**SOURCE DATA**
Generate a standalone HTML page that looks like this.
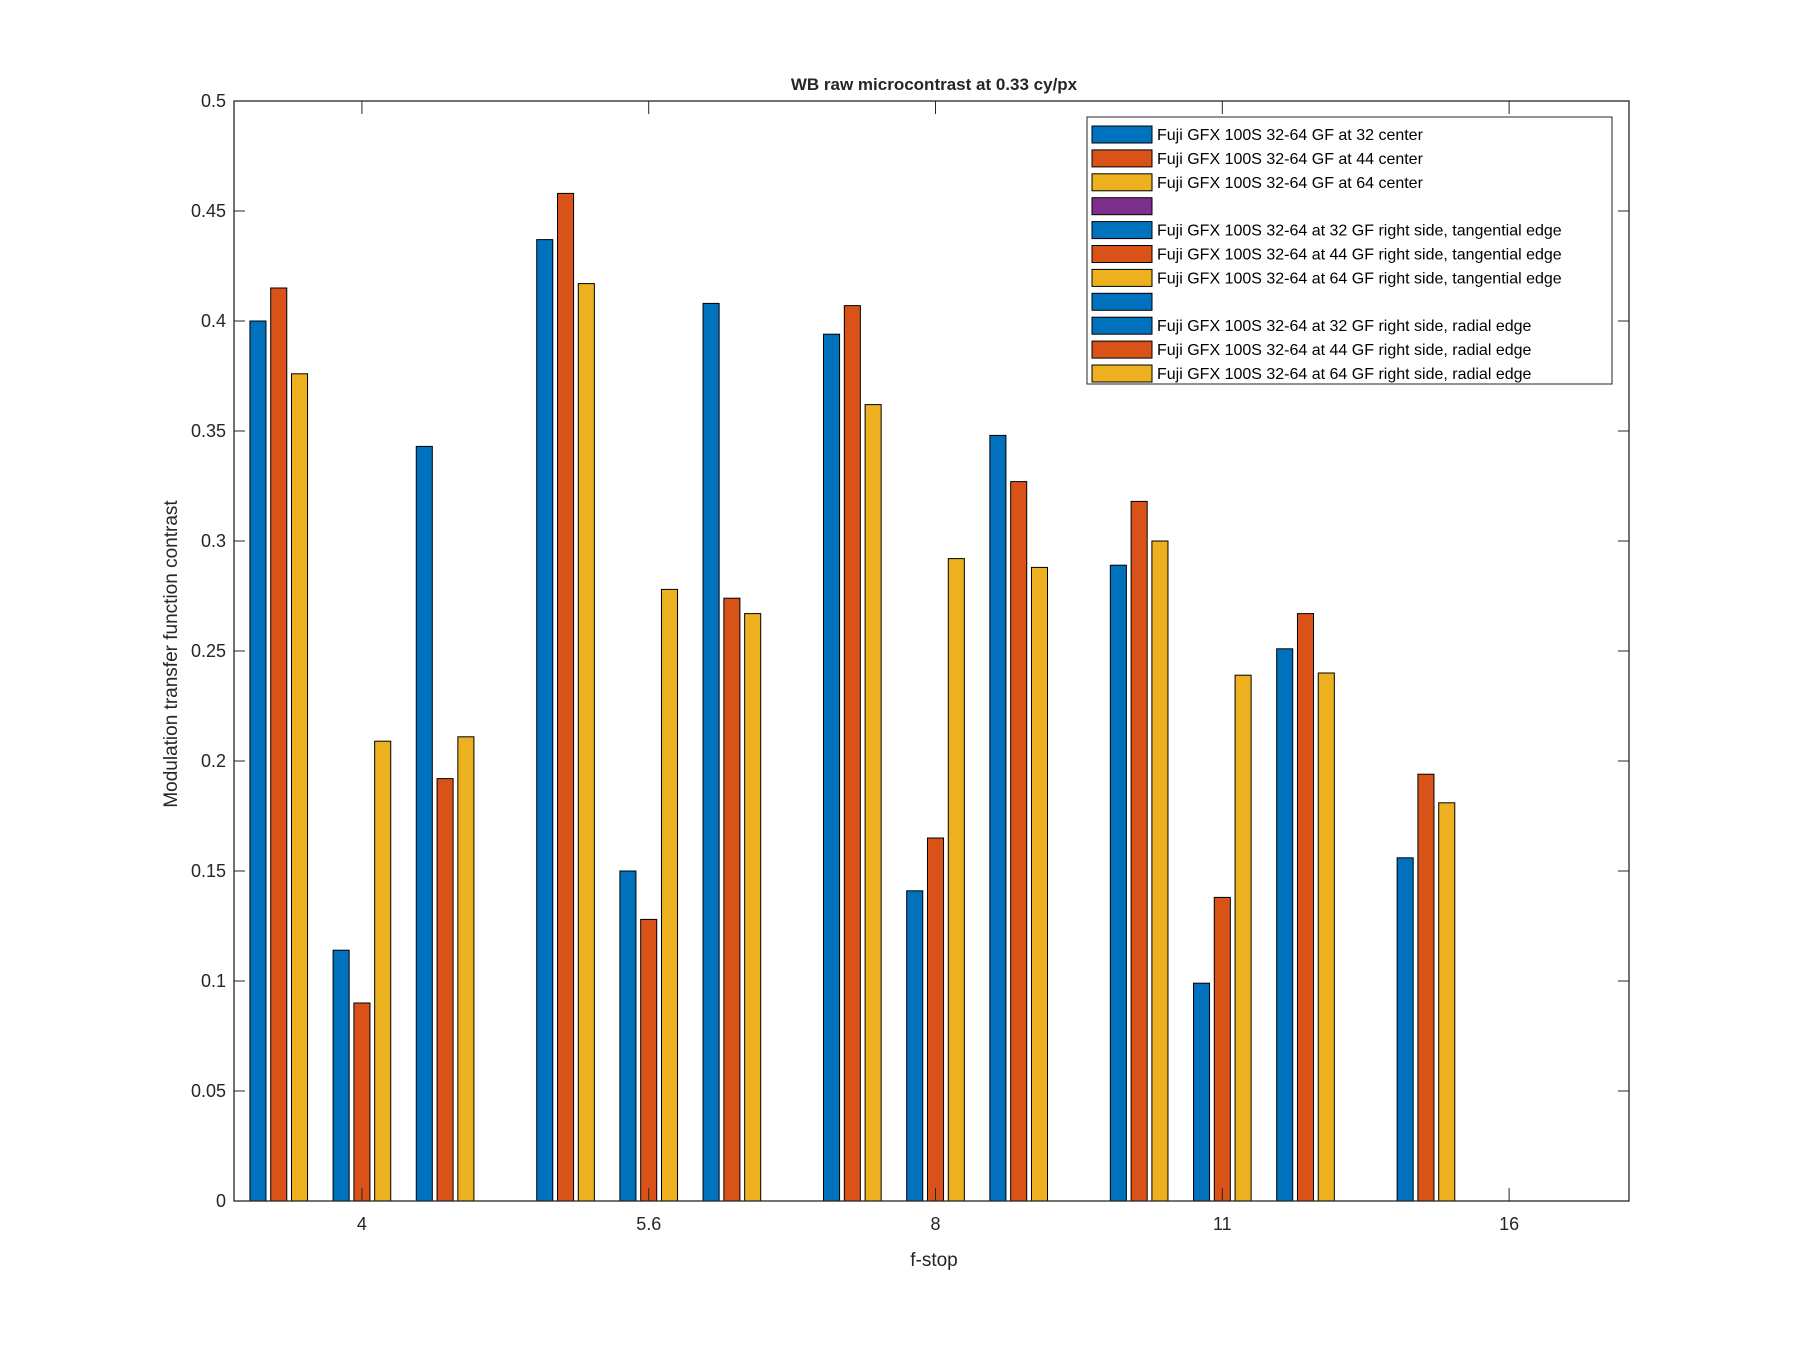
<!DOCTYPE html>
<html><head><meta charset="utf-8"><style>
body{margin:0;background:#fff;}
svg{display:block;font-family:"Liberation Sans",Arial,sans-serif;}
</style></head><body>
<svg id="chart" data-name="bar-chart" data-interactable="false" width="1800" height="1350" viewBox="0 0 1800 1350" xmlns="http://www.w3.org/2000/svg">
<rect width="1800" height="1350" fill="#fff"/>
<g id="bars"></g>
<g id="axes"></g>
<g id="legend"></g>
<text data-name="chart-title" data-interactable="false" x="934" y="90" text-anchor="middle" font-size="17" font-weight="bold" fill="#262626">WB raw  microcontrast at 0.33 cy/px</text>
<text data-name="x-axis-title" data-interactable="false" x="934" y="1266" text-anchor="middle" font-size="19" fill="#262626">f-stop</text>
<text data-name="y-axis-title" data-interactable="false" transform="translate(177,654) rotate(-90)" text-anchor="middle" font-size="19" fill="#262626">Modulation transfer function contrast</text>
</svg>
<script>
const categories = ["4","5.6","8","11","16"];
const seriesNames = [
 "Fuji GFX 100S 32-64 GF at 32 center",
 "Fuji GFX 100S 32-64 GF at 44 center",
 "Fuji GFX 100S 32-64 GF at 64 center",
 "",
 "Fuji GFX 100S 32-64 at 32 GF right side, tangential edge",
 "Fuji GFX 100S 32-64 at 44 GF right side, tangential edge",
 "Fuji GFX 100S 32-64 at 64 GF right side, tangential edge",
 "",
 "Fuji GFX 100S 32-64 at 32 GF right side, radial edge",
 "Fuji GFX 100S 32-64 at 44 GF right side, radial edge",
 "Fuji GFX 100S 32-64 at 64 GF right side, radial edge"
];
const seriesColors = ["#0072BD","#D95319","#EDB120","#7E2F8E","#0072BD","#D95319","#EDB120","#0072BD","#0072BD","#D95319","#EDB120"];
const s1 = [0.400,0.437,0.394,0.289,0.156];
const s2 = [0.415,0.458,0.407,0.318,0.194];
const s3 = [0.376,0.417,0.362,0.300,0.181];
const s4 = [0,0,0,0,0];
const s5 = [0.114,0.150,0.141,0.099,0];
const s6 = [0.090,0.128,0.165,0.138,0];
const s7 = [0.209,0.278,0.292,0.239,0];
const s8 = [0,0,0,0,0];
const s9 = [0.343,0.408,0.348,0.251,0];
const s10 = [0.192,0.274,0.327,0.267,0];
const s11 = [0.211,0.267,0.288,0.240,0];
const yTicks = [0,0.05,0.1,0.15,0.2,0.25,0.3,0.35,0.4,0.45,0.5];
const yTickLabels = ["0","0.05","0.1","0.15","0.2","0.25","0.3","0.35","0.4","0.45","0.5"];

const series = [s1,s2,s3,s4,s5,s6,s7,s8,s9,s10,s11];
const L=234,R=1629,T=101,B=1201;
const xMin=0.554,xMax=5.418,yMin=0,yMax=0.5;
const xs = v => L+(v-xMin)/(xMax-xMin)*(R-L);
const ys = v => B-(v-yMin)/(yMax-yMin)*(B-T);
const NS="http://www.w3.org/2000/svg";
function mk(tag,attrs,parent){const e=document.createElementNS(NS,tag);for(const k in attrs)e.setAttribute(k,attrs[k]);parent.appendChild(e);return e;}
const gb=document.getElementById('bars'), ga=document.getElementById('axes'), gl=document.getElementById('legend');
const step=0.0725, bw=0.056;
series.forEach((vals,si)=>{
  vals.forEach((v,ci)=>{
    if(v<=0) return;
    const c=(ci+1)+(si-5)*step;
    const x0=xs(c-bw/2), x1=xs(c+bw/2);
    const r=mk('rect',{x:x0,y:ys(v),width:x1-x0,height:ys(0)-ys(v),fill:seriesColors[si],stroke:'#000','stroke-width':1},gb);
    r.setAttribute('data-name','bar-s'+(si+1)+'-'+categories[ci]);
    r.setAttribute('data-interactable','false');
  });
});
mk('rect',{x:L,y:T,width:R-L,height:B-T,fill:'none',stroke:'#262626','stroke-width':1.3},ga).setAttribute('data-name','plot-area');
yTicks.forEach((t,i)=>{
  const y=ys(t);
  mk('line',{x1:L,x2:L+11,y1:y,y2:y,stroke:'#262626'},ga);
  mk('line',{x1:R,x2:R-11,y1:y,y2:y,stroke:'#262626'},ga);
  const tx=mk('text',{x:L-8,y:y+6,'text-anchor':'end','font-size':18,fill:'#262626'},ga);
  tx.textContent=yTickLabels[i];
  tx.setAttribute('data-name','y-tick-label');
  tx.setAttribute('data-interactable','false');
});
categories.forEach((c,i)=>{
  const x=xs(i+1);
  mk('line',{x1:x,x2:x,y1:B,y2:B-13,stroke:'#262626'},ga);
  mk('line',{x1:x,x2:x,y1:T,y2:T+13,stroke:'#262626'},ga);
  const tx=mk('text',{x:x,y:B+29,'text-anchor':'middle','font-size':18,fill:'#262626'},ga);
  tx.textContent=c;
  tx.setAttribute('data-name','x-tick-label');
  tx.setAttribute('data-interactable','false');
});
const lb=mk('rect',{x:1087,y:117,width:525,height:267,fill:'#fff',stroke:'#262626','stroke-width':1},gl);
lb.setAttribute('data-name','legend-box');
lb.setAttribute('data-interactable','false');
seriesNames.forEach((n,i)=>{
  const cy=134+i*23.9;
  const sw=mk('rect',{x:1092,y:cy-8,width:60,height:17,fill:seriesColors[i],stroke:'#000','stroke-width':1},gl);
  sw.setAttribute('data-name','legend-swatch');
  sw.setAttribute('data-interactable','false');
  const tx=mk('text',{x:1157,y:cy+6,'font-size':16,fill:'#000'},gl);
  tx.textContent=n;
  tx.setAttribute('data-name','legend-entry');
  tx.setAttribute('data-interactable','false');
});
</script>
</body></html>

**REQUIREMENTS**
Write out the whole listing again, exactly, with no pictures.

**TASK SOLUTION**
Generate a standalone HTML page that looks like this.
<!DOCTYPE html>
<html><head><meta charset="utf-8"><style>
body{margin:0;background:#fff;}
svg{display:block;font-family:"Liberation Sans",Arial,sans-serif;}
</style></head><body>
<svg id="chart" data-name="bar-chart" data-interactable="false" width="1800" height="1350" viewBox="0 0 1800 1350" xmlns="http://www.w3.org/2000/svg">
<rect width="1800" height="1350" fill="#fff"/>
<g id="bars"></g>
<g id="axes"></g>
<g id="legend"></g>
<text data-name="chart-title" data-interactable="false" x="934" y="90" text-anchor="middle" font-size="17" font-weight="bold" fill="#262626">WB raw  microcontrast at 0.33 cy/px</text>
<text data-name="x-axis-title" data-interactable="false" x="934" y="1266" text-anchor="middle" font-size="19" fill="#262626">f-stop</text>
<text data-name="y-axis-title" data-interactable="false" transform="translate(177,654) rotate(-90)" text-anchor="middle" font-size="19" fill="#262626">Modulation transfer function contrast</text>
</svg>
<script>
const categories = ["4","5.6","8","11","16"];
const seriesNames = [
 "Fuji GFX 100S 32-64 GF at 32 center",
 "Fuji GFX 100S 32-64 GF at 44 center",
 "Fuji GFX 100S 32-64 GF at 64 center",
 "",
 "Fuji GFX 100S 32-64 at 32 GF right side, tangential edge",
 "Fuji GFX 100S 32-64 at 44 GF right side, tangential edge",
 "Fuji GFX 100S 32-64 at 64 GF right side, tangential edge",
 "",
 "Fuji GFX 100S 32-64 at 32 GF right side, radial edge",
 "Fuji GFX 100S 32-64 at 44 GF right side, radial edge",
 "Fuji GFX 100S 32-64 at 64 GF right side, radial edge"
];
const seriesColors = ["#0072BD","#D95319","#EDB120","#7E2F8E","#0072BD","#D95319","#EDB120","#0072BD","#0072BD","#D95319","#EDB120"];
const s1 = [0.400,0.437,0.394,0.289,0.156];
const s2 = [0.415,0.458,0.407,0.318,0.194];
const s3 = [0.376,0.417,0.362,0.300,0.181];
const s4 = [0,0,0,0,0];
const s5 = [0.114,0.150,0.141,0.099,0];
const s6 = [0.090,0.128,0.165,0.138,0];
const s7 = [0.209,0.278,0.292,0.239,0];
const s8 = [0,0,0,0,0];
const s9 = [0.343,0.408,0.348,0.251,0];
const s10 = [0.192,0.274,0.327,0.267,0];
const s11 = [0.211,0.267,0.288,0.240,0];
const yTicks = [0,0.05,0.1,0.15,0.2,0.25,0.3,0.35,0.4,0.45,0.5];
const yTickLabels = ["0","0.05","0.1","0.15","0.2","0.25","0.3","0.35","0.4","0.45","0.5"];

const series = [s1,s2,s3,s4,s5,s6,s7,s8,s9,s10,s11];
const L=234,R=1629,T=101,B=1201;
const xMin=0.554,xMax=5.418,yMin=0,yMax=0.5;
const xs = v => L+(v-xMin)/(xMax-xMin)*(R-L);
const ys = v => B-(v-yMin)/(yMax-yMin)*(B-T);
const NS="http://www.w3.org/2000/svg";
function mk(tag,attrs,parent){const e=document.createElementNS(NS,tag);for(const k in attrs)e.setAttribute(k,attrs[k]);parent.appendChild(e);return e;}
const gb=document.getElementById('bars'), ga=document.getElementById('axes'), gl=document.getElementById('legend');
const step=0.0725, bw=0.056;
series.forEach((vals,si)=>{
  vals.forEach((v,ci)=>{
    if(v<=0) return;
    const c=(ci+1)+(si-5)*step;
    const x0=xs(c-bw/2), x1=xs(c+bw/2);
    const r=mk('rect',{x:x0,y:ys(v),width:x1-x0,height:ys(0)-ys(v),fill:seriesColors[si],stroke:'#000','stroke-width':1},gb);
    r.setAttribute('data-name','bar-s'+(si+1)+'-'+categories[ci]);
    r.setAttribute('data-interactable','false');
  });
});
mk('rect',{x:L,y:T,width:R-L,height:B-T,fill:'none',stroke:'#262626','stroke-width':1.3},ga).setAttribute('data-name','plot-area');
yTicks.forEach((t,i)=>{
  const y=ys(t);
  mk('line',{x1:L,x2:L+11,y1:y,y2:y,stroke:'#262626'},ga);
  mk('line',{x1:R,x2:R-11,y1:y,y2:y,stroke:'#262626'},ga);
  const tx=mk('text',{x:L-8,y:y+6,'text-anchor':'end','font-size':18,fill:'#262626'},ga);
  tx.textContent=yTickLabels[i];
  tx.setAttribute('data-name','y-tick-label');
  tx.setAttribute('data-interactable','false');
});
categories.forEach((c,i)=>{
  const x=xs(i+1);
  mk('line',{x1:x,x2:x,y1:B,y2:B-13,stroke:'#262626'},ga);
  mk('line',{x1:x,x2:x,y1:T,y2:T+13,stroke:'#262626'},ga);
  const tx=mk('text',{x:x,y:B+29,'text-anchor':'middle','font-size':18,fill:'#262626'},ga);
  tx.textContent=c;
  tx.setAttribute('data-name','x-tick-label');
  tx.setAttribute('data-interactable','false');
});
const lb=mk('rect',{x:1087,y:117,width:525,height:267,fill:'#fff',stroke:'#262626','stroke-width':1},gl);
lb.setAttribute('data-name','legend-box');
lb.setAttribute('data-interactable','false');
seriesNames.forEach((n,i)=>{
  const cy=134+i*23.9;
  const sw=mk('rect',{x:1092,y:cy-8,width:60,height:17,fill:seriesColors[i],stroke:'#000','stroke-width':1},gl);
  sw.setAttribute('data-name','legend-swatch');
  sw.setAttribute('data-interactable','false');
  const tx=mk('text',{x:1157,y:cy+6,'font-size':16,fill:'#000'},gl);
  tx.textContent=n;
  tx.setAttribute('data-name','legend-entry');
  tx.setAttribute('data-interactable','false');
});
</script>
</body></html>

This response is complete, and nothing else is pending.